DIRECTION | Your output must be the lines below from the line containing "Write a web" to the line containing "let levels = [100, 60, 100, 60, 100, 60];", both lines included, reproduced exactly and without pictures.

Charts and diagrams as code:
##########

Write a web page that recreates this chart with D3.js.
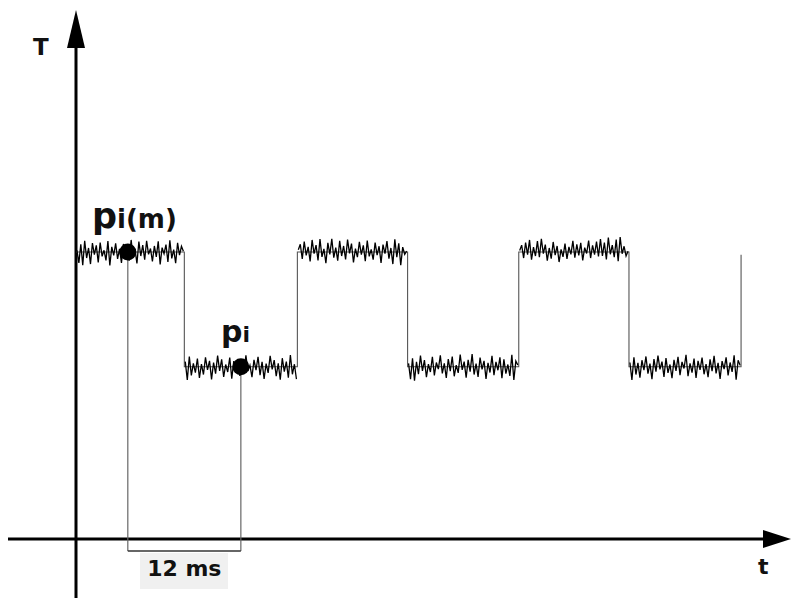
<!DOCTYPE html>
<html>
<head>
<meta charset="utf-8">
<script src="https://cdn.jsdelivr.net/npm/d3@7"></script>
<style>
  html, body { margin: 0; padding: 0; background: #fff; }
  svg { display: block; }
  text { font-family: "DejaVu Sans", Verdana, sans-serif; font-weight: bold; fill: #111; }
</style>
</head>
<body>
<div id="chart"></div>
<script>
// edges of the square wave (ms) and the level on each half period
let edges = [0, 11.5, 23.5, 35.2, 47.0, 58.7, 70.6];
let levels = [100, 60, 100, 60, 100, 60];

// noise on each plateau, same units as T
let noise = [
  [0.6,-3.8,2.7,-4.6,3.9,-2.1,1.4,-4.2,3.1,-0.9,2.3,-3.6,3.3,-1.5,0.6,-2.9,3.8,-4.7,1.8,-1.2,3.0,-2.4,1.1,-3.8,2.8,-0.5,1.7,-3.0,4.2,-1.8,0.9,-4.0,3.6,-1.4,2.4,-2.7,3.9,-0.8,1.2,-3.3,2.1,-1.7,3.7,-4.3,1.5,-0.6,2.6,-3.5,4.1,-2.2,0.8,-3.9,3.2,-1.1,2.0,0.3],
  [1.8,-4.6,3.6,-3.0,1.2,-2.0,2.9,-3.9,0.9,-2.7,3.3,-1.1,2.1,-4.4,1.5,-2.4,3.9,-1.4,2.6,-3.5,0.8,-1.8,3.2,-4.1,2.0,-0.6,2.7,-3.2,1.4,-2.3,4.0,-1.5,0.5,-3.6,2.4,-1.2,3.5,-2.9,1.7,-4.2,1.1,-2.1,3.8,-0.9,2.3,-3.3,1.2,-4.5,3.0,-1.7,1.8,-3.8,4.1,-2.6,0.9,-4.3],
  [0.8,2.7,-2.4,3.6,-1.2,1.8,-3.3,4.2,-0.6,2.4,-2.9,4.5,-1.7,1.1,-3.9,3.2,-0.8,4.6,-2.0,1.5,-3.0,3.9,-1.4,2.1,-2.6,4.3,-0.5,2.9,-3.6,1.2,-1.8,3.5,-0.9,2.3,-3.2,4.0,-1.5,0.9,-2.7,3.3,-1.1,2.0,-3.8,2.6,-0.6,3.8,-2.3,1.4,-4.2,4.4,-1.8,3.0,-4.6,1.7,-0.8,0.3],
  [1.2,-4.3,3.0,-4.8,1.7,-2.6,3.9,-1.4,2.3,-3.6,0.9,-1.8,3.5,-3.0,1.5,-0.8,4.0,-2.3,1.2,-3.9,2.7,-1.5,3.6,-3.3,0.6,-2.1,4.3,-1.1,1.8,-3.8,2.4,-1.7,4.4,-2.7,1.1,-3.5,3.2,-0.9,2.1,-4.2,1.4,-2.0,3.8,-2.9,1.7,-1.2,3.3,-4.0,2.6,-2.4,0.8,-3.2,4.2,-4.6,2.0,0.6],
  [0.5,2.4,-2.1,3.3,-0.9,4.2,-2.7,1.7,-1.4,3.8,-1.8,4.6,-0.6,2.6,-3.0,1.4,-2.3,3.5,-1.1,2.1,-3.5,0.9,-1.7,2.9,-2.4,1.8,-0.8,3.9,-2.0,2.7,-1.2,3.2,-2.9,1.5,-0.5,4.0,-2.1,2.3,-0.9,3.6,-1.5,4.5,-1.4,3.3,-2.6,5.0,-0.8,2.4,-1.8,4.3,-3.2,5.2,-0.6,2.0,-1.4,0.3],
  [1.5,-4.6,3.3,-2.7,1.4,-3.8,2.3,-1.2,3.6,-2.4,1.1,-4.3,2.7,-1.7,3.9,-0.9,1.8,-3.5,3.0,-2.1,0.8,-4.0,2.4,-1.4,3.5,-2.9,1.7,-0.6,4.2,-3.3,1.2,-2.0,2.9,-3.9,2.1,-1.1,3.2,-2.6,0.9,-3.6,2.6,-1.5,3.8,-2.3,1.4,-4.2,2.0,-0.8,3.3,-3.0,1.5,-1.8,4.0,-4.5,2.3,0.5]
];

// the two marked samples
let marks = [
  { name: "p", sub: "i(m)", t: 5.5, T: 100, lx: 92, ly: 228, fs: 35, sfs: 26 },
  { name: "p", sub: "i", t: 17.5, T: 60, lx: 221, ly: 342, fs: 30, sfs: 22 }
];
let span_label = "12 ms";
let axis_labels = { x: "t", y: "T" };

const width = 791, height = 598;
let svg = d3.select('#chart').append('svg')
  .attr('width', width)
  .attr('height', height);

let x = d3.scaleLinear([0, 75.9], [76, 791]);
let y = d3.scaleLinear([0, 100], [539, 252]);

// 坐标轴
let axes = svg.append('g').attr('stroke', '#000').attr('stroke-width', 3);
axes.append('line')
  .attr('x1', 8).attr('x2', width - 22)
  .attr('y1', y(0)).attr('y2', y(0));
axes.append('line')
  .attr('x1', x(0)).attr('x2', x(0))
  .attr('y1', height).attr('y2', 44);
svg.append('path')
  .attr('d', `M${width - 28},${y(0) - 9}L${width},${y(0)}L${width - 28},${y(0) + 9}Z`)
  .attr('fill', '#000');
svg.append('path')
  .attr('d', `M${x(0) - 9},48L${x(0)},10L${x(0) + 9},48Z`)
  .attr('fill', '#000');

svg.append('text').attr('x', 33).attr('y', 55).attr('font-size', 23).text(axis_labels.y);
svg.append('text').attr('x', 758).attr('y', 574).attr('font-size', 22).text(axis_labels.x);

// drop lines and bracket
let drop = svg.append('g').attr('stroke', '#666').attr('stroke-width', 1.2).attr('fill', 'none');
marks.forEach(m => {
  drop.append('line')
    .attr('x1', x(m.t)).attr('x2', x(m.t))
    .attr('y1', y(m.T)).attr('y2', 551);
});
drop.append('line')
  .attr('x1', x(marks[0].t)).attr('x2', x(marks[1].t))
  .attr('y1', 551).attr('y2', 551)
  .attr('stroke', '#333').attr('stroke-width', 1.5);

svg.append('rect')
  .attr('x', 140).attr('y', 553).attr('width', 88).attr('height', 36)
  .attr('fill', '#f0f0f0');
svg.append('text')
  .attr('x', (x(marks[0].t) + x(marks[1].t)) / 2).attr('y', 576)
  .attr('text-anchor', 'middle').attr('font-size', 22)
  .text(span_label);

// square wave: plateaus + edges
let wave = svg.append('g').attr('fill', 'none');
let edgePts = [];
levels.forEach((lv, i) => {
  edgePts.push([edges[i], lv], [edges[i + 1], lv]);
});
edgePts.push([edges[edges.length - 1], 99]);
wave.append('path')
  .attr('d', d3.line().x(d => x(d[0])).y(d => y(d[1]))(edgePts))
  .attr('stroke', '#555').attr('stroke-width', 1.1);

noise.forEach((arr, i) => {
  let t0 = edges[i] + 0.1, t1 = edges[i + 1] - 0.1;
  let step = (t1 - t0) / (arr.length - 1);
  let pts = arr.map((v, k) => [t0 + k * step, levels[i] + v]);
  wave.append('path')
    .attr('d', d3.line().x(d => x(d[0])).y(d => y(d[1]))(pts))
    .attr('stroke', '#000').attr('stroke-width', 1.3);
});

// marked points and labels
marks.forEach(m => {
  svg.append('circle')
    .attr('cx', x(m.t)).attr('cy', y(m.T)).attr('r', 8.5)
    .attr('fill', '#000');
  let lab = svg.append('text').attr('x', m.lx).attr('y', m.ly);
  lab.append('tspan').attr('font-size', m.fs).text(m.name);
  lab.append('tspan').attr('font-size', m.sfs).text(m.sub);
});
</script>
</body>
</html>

##########

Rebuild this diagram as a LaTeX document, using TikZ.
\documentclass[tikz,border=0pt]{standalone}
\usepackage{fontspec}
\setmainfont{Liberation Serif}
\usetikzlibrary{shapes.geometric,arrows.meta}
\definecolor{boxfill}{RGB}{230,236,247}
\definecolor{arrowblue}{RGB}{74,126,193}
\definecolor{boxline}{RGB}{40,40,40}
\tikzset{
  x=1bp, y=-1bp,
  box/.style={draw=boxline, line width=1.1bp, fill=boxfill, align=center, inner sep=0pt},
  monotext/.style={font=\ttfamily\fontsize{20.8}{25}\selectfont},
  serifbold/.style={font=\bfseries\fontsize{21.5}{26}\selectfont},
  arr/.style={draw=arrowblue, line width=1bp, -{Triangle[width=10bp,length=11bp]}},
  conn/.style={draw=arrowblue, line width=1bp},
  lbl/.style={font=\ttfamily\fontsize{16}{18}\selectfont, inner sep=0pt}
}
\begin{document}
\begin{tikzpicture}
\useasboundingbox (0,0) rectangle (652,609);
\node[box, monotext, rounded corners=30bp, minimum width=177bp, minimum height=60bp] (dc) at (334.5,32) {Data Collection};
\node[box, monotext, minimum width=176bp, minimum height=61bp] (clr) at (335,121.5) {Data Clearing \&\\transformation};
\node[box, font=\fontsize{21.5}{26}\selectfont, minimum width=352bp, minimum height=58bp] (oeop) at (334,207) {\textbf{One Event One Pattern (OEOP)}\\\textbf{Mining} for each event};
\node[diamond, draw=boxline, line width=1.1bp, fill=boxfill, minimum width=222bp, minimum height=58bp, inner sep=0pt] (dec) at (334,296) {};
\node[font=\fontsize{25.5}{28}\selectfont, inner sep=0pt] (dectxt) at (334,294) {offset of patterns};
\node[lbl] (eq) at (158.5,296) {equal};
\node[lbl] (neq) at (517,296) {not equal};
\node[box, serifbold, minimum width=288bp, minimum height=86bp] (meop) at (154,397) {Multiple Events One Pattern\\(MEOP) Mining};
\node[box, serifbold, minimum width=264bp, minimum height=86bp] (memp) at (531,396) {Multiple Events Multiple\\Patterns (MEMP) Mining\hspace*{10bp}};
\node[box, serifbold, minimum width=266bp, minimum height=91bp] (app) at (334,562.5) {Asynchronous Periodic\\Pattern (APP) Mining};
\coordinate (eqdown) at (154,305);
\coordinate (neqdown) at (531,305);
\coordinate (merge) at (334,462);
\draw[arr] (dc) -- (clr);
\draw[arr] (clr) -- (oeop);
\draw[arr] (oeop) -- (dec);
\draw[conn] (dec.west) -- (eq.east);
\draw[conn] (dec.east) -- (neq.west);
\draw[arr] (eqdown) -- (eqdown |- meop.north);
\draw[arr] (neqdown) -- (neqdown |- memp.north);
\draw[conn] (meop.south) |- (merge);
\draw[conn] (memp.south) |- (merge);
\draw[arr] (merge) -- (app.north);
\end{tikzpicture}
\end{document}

##########

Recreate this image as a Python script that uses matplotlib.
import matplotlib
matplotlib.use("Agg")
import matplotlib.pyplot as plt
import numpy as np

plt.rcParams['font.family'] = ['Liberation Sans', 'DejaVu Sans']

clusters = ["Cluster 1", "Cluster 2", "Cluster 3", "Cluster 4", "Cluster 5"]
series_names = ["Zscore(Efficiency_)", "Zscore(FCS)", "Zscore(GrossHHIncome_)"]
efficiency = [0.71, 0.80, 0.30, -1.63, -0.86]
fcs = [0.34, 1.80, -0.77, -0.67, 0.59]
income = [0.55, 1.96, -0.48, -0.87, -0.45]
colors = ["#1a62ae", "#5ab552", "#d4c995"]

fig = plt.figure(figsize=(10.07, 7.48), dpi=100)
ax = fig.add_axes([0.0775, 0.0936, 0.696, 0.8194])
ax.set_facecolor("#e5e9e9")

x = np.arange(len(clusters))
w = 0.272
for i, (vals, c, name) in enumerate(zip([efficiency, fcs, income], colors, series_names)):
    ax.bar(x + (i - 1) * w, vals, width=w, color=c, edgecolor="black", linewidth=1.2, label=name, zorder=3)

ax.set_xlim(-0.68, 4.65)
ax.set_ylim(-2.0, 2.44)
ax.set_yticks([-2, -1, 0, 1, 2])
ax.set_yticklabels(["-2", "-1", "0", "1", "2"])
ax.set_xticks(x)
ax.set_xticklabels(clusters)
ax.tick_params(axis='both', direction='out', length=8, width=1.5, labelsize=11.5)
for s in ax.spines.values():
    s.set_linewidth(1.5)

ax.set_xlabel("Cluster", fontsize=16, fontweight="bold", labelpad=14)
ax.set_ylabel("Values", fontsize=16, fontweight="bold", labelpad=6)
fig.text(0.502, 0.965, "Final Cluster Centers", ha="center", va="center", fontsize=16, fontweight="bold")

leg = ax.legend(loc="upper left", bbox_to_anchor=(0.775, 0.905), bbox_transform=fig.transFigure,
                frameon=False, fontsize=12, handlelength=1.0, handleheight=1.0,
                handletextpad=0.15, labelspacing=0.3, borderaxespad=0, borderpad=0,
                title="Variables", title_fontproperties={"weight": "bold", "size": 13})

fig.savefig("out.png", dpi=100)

##########

ANSWER FOR THIS EXERCISE |
Write a web page that recreates this chart with D3.js.
<!DOCTYPE html>
<html>
<head>
<meta charset="utf-8">
<script src="https://cdn.jsdelivr.net/npm/d3@7"></script>
<style>
  html, body { margin: 0; padding: 0; background: #fff; }
  svg { display: block; }
  text { font-family: "DejaVu Sans", Verdana, sans-serif; font-weight: bold; fill: #111; }
</style>
</head>
<body>
<div id="chart"></div>
<script>
// edges of the square wave (ms) and the level on each half period
let edges = [0, 11.5, 23.5, 35.2, 47.0, 58.7, 70.6];
let levels = [100, 60, 100, 60, 100, 60];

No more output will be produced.